Dans le photogramme 2, Frady vient de prendre l’escalier roulant de cet immeuble visible dans le précédent photogramme, le Convention Center de la cité géorgienne où se tient la répétition générale du rassemblement politique au cours duquel George Hammond justement, doit faire une apparition. Chez Pakula, là aussi, les lignes et les énormes volumes du décor participent, en autant de termes visuels et narratifs, à nous donner une vision du monde étroitement associée aux personnages. Le toit en verre, censé favoriser la luminosité naturelle du bâtiment, ne joue pas son rôle puisque celle-ci, même en pleine journée, reste entre chien et loup. Les supports métalliques soutenant la verrière forment des diagonales qui s’apparentent aux rayons d’une gigantesque toile d’araignée dans laquelle Joe Frady semble s’empêtrer. Dans ce décor froid et sans âme, sa silhouette d’encre, minuscule, donne l’impression d’être écrasée entre le plafond et la balustrade de l’escalier comme autant de mâchoires prêtes à se refermer sur elle. Le bâtiment et son architecture éclipsent donc le personnage pour mieux nous faire ressentir l’oppression d’une menace invisible, d’un monde qui emprisonne l’infortuné Frady, pris dans les rets d’un complot qui le dépasse et qui ne sait pas, à cet instant, qu’il marche vers son destin.

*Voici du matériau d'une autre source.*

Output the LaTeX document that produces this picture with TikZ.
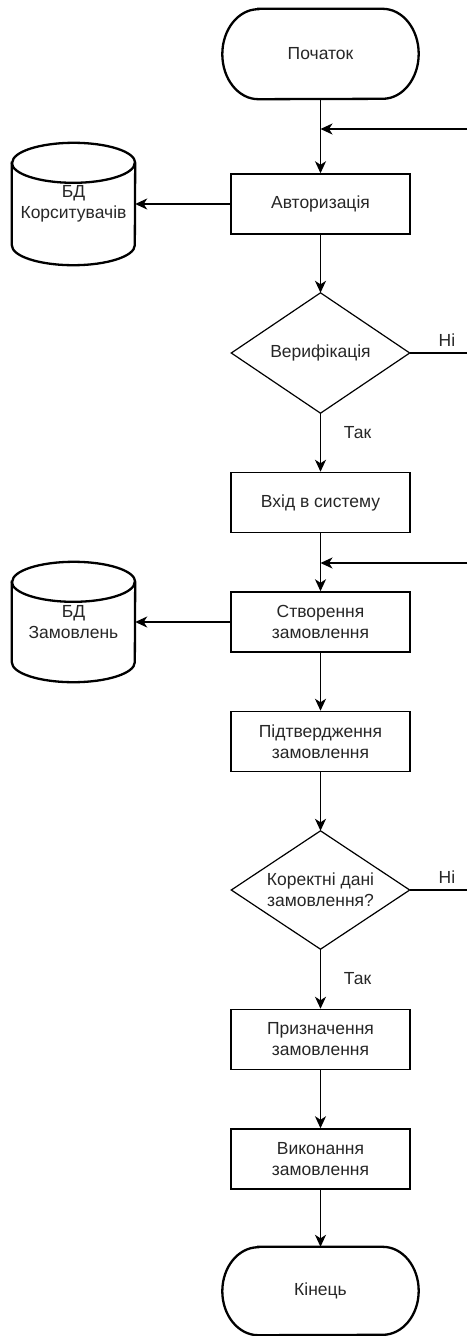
\documentclass[tikz,border=0pt]{standalone}
\usepackage{fontspec}
\setmainfont{Liberation Sans}
\usetikzlibrary{arrows.meta}
\begin{document}
\begin{tikzpicture}[x=1pt,y=1pt,
  txt/.style={font=\fontsize{17.5}{21}\selectfont, text=black!85, align=center, inner sep=0pt},
  procbox/.style={txt, draw, line width=1.5pt, minimum width=179pt, minimum height=60pt},
  conn/.style={line width=1.5pt, -{Stealth[length=12pt,width=11pt,inset=3.5pt]}},
  plainline/.style={line width=1.5pt},
  heavyline/.style={line width=2.3pt},
  diamondline/.style={line width=1.2pt},
  lbl/.style={txt}
]
\useasboundingbox (0,0) rectangle (467,-1336);

% terminals
\node[txt, minimum width=196pt, minimum height=90pt] (start) at (320.5,-54) {Початок};
\draw[heavyline] ([xshift=36pt]start.north west) -- ([xshift=-36pt]start.north east)
  arc[start angle=90,end angle=-90,x radius=36pt,y radius=45pt]
  -- ([xshift=36pt]start.south west)
  arc[start angle=270,end angle=90,x radius=36pt,y radius=45pt] -- cycle;

\node[txt, minimum width=196pt, minimum height=88pt] (finish) at (320.5,-1291) {Кінець};
\draw[heavyline] ([xshift=36pt]finish.north west) -- ([xshift=-36pt]finish.north east)
  arc[start angle=90,end angle=-90,x radius=36pt,y radius=44pt]
  -- ([xshift=36pt]finish.south west)
  arc[start angle=270,end angle=90,x radius=36pt,y radius=44pt] -- cycle;

% process boxes
\node[procbox] (auth) at (320.5,-204) {Авторизація};
\node[procbox] (login) at (320.5,-502.5) {Вхід в систему};
\node[procbox] (create) at (320.5,-622) {Створення\\замовлення};
\node[procbox] (confirm) at (320.5,-741.5) {Підтвердження\\замовлення};
\node[procbox] (assign) at (320.5,-1039.5) {Призначення\\замовлення};
\node[procbox] (exec) at (320.5,-1159) {Виконання\\замовлення};

% decisions
\node[txt, minimum width=178pt, minimum height=120pt] (ver) at (320.5,-353) {Верифікація};
\draw[diamondline] (ver.north) -- (ver.east) -- (ver.south) -- (ver.west) -- cycle;
\node[txt, minimum width=178pt, minimum height=118pt] (check) at (320.5,-890) {Коректні дані\\замовлення?};
\draw[diamondline] (check.north) -- (check.east) -- (check.south) -- (check.west) -- cycle;

% databases
\node[txt, minimum width=123pt, minimum height=122pt] (db1) at (73.5,-204) {БД\\Корситувачів};
\draw[heavyline] ([yshift=-20pt]db1.north west) -- ([yshift=20pt]db1.south west)
  arc[start angle=180,end angle=360,x radius=61.5pt,y radius=20pt]
  -- ([yshift=-20pt]db1.north east)
  arc[start angle=0,end angle=180,x radius=61.5pt,y radius=20pt] -- cycle;
\draw[heavyline] ([yshift=-20pt]db1.north west) arc[start angle=180,end angle=360,x radius=61.5pt,y radius=20pt];

\node[txt, minimum width=123pt, minimum height=120pt] (db2) at (73.5,-622) {БД\\Замовлень};
\draw[heavyline] ([yshift=-20pt]db2.north west) -- ([yshift=20pt]db2.south west)
  arc[start angle=180,end angle=360,x radius=61.5pt,y radius=20pt]
  -- ([yshift=-20pt]db2.north east)
  arc[start angle=0,end angle=180,x radius=61.5pt,y radius=20pt] -- cycle;
\draw[heavyline] ([yshift=-20pt]db2.north west) arc[start angle=180,end angle=360,x radius=61.5pt,y radius=20pt];

% loose ends
\coordinate (r1) at (467,-129);
\coordinate (j1) at (320.5,-129);
\coordinate (r2) at (467,-353);
\coordinate (r3) at (467,-563);
\coordinate (j3) at (320.5,-563);
\coordinate (r4) at (467,-890);

% connectors
\draw[conn] (start.south) -- (auth.north);
\draw[conn] (r1) -- (j1);
\draw[conn] (auth.west) -- (db1.east);
\draw[conn] (auth.south) -- (ver.north);
\draw[plainline] (ver.east) -- (r2) node[lbl, pos=0.65, yshift=13pt] {Ні};
\draw[conn] (ver.south) -- (login.north) node[lbl, pos=0.33, xshift=37pt] {Так};
\draw[conn] (login.south) -- (create.north);
\draw[conn] (r3) -- (j3);
\draw[conn] (create.west) -- (db2.east);
\draw[conn] (create.south) -- (confirm.north);
\draw[conn] (confirm.south) -- (check.north);
\draw[plainline] (check.east) -- (r4) node[lbl, pos=0.65, yshift=13pt] {Ні};
\draw[conn] (check.south) -- (assign.north) node[lbl, pos=0.5, xshift=37pt] {Так};
\draw[conn] (assign.south) -- (exec.north);
\draw[conn] (exec.south) -- (finish.north);
\end{tikzpicture}
\end{document}
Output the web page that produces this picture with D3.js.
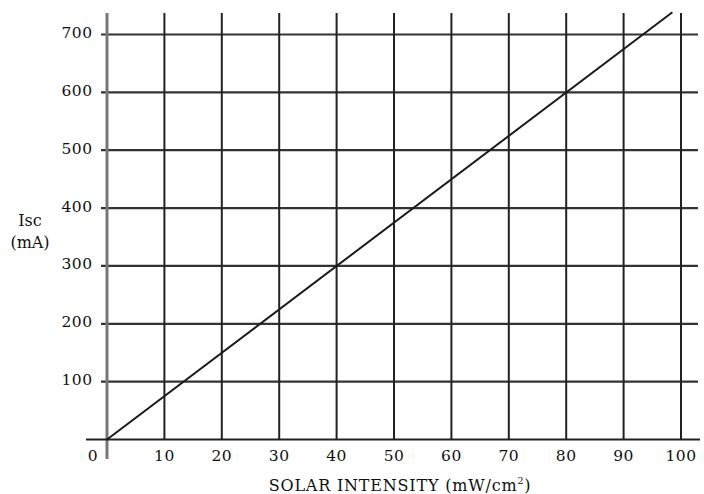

Tourné à l'apogée du scandale du Watergate, À cause d’un
assassinat saisit l’humeur de toute une époque, faisant écho de manière
inquiétante aux meurtres réels de dirigeants américains de premier plan tels
que John et Robert Kennedy, Malcolm X ou Martin Luther King. Ce film, deuxième
volet de ce que la critique surnommera la Trilogie paranoïaque, est encadré par
Klute (1971) et Les Hommes du Président (All the President’s
Men, 1976), trois chefs d’œuvre qui fouailleront le malaise démocratique en
affirmant qu’aucun acte immoral n’était trop fallacieux pour les pouvoirs en
place.
[1]
La règle des trois tiers consiste à diviser mentalement l’image à l’aide de
deux lignes horizontales et de deux lignes verticales. Le réalisateur
positionne les éléments importants le long des lignes ou à leurs intersections.